Posted on 2023-10-31 21:39 +0100 in Coding • 2 min read

This follows on from my previous post. If you've not read that, it's worth having a dive in first for the background.

The Ruby code I mention, that was written back in 2008, was actually a pair of scripts. The first one, called selection, did what visual-selection does, only visual-selection does it with a nice TUI interface: it takes a random collection of letters and symbols and evolves them into a target phrase.

As covered before: I don't remember all of the details of the conversation that was going on at the time, but I do seem to remember something along the lines of "yes, but you start out and end up with something the same length" and "nothing more complex is made" (let's gloss over the whole "complex" thing for now... well okay let's just gloss over it, end of story; this is just a fun coding exercise).

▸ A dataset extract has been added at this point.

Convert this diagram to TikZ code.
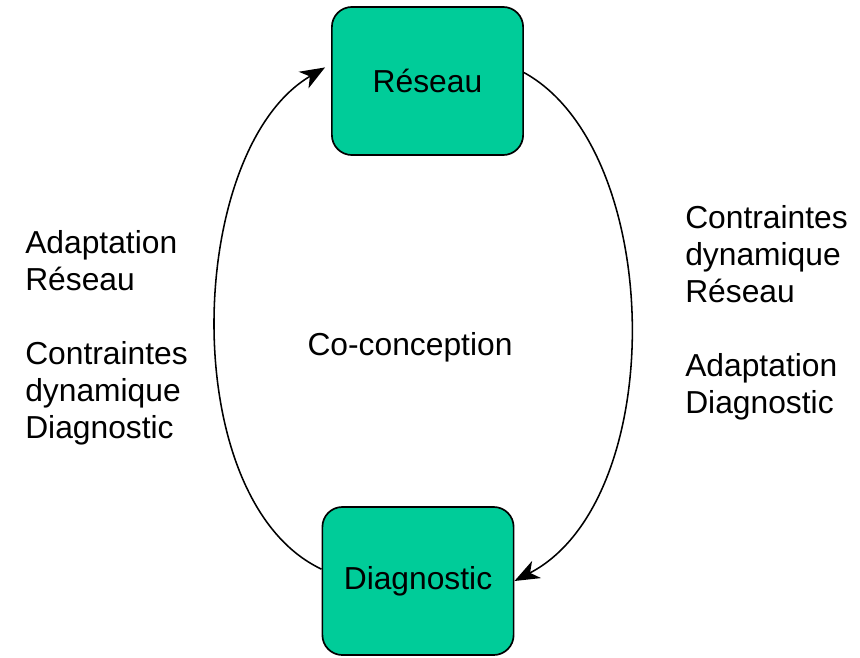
\documentclass[tikz,border=0pt]{standalone}
\usepackage{fontspec}
\setmainfont{Liberation Sans}
\usetikzlibrary{arrows.meta}

\definecolor{boxgreen}{HTML}{00CC99}

\tikzset{
	bloc/.style={draw, line width=1.2pt, fill=boxgreen, rounded corners=0.5cm,
		minimum width=4.78cm, minimum height=3.7cm, inner sep=0pt},
	txt/.style={font=\fontsize{22.6pt}{26.3pt}\selectfont},
	boucle/.style={line width=1.1pt, -{Stealth[length=0.62cm,width=0.48cm,inset=0.18cm]}}
}

\begin{document}
\begin{tikzpicture}[x=0.025cm, y=-0.025cm]
	
	\useasboundingbox (0,0) rectangle (860,657);
	
	% Blocs
	\node[bloc, txt] (reseau) at (427.5,81) {Réseau};
	\node[bloc, txt] (diag) at (418,581) {Diagnostic};
	
	\node[txt] (cocon) at (410,347) {Co-conception};
	
	% Boucle
	\draw[boucle] (diag.173) .. controls (175,500) and (185,150) .. ([xshift=-0.15cm]reseau.172);
	\draw[boucle] (reseau.5) .. controls (665,150) and (670,500) .. (diag.east);
	
	% Textes
	\node[txt, anchor=west, align=left, inner sep=0pt] (gauche) at (25,338)
		{Adaptation\\Réseau\\[26.3pt]Contraintes\\dynamique\\Diagnostic};
	\node[txt, anchor=west, align=left, inner sep=0pt] (droite) at (685,313)
		{Contraintes\\dynamique\\Réseau\\[26.3pt]Adaptation\\Diagnostic};
	
\end{tikzpicture}
\end{document}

What I do remember is that the seed of an idea was planted. Fine: how about I start off with one small word, and using a list of English words as the "fitness landscape" that the mutations had to survive in, mutate a population over and over and see what happens. Would I "randomly" create known words, with fewer letters, with the same letters, with more letters?

So this version of the code randomly did three forms of mutation: it would randomly flip a letter, or randomly delete a letter, or randomly insert a random letter. It would do this over and over and eliminate words that aren't in the original list (the simple form of selecting for survival within the landscape).

Like I said last time: never going to convince anyone of anything, but fun to write some code.

This version became selection2.

So, having turned selection into a TUI application with Textual, I had to do the same with this code...

Evolve Words

As before, because it's fun to do so, this leans heavily on the worker API and textual-plotext.

If you want to check out the app itself there's a GitHub repo and it can also be installed from PyPi using pipx.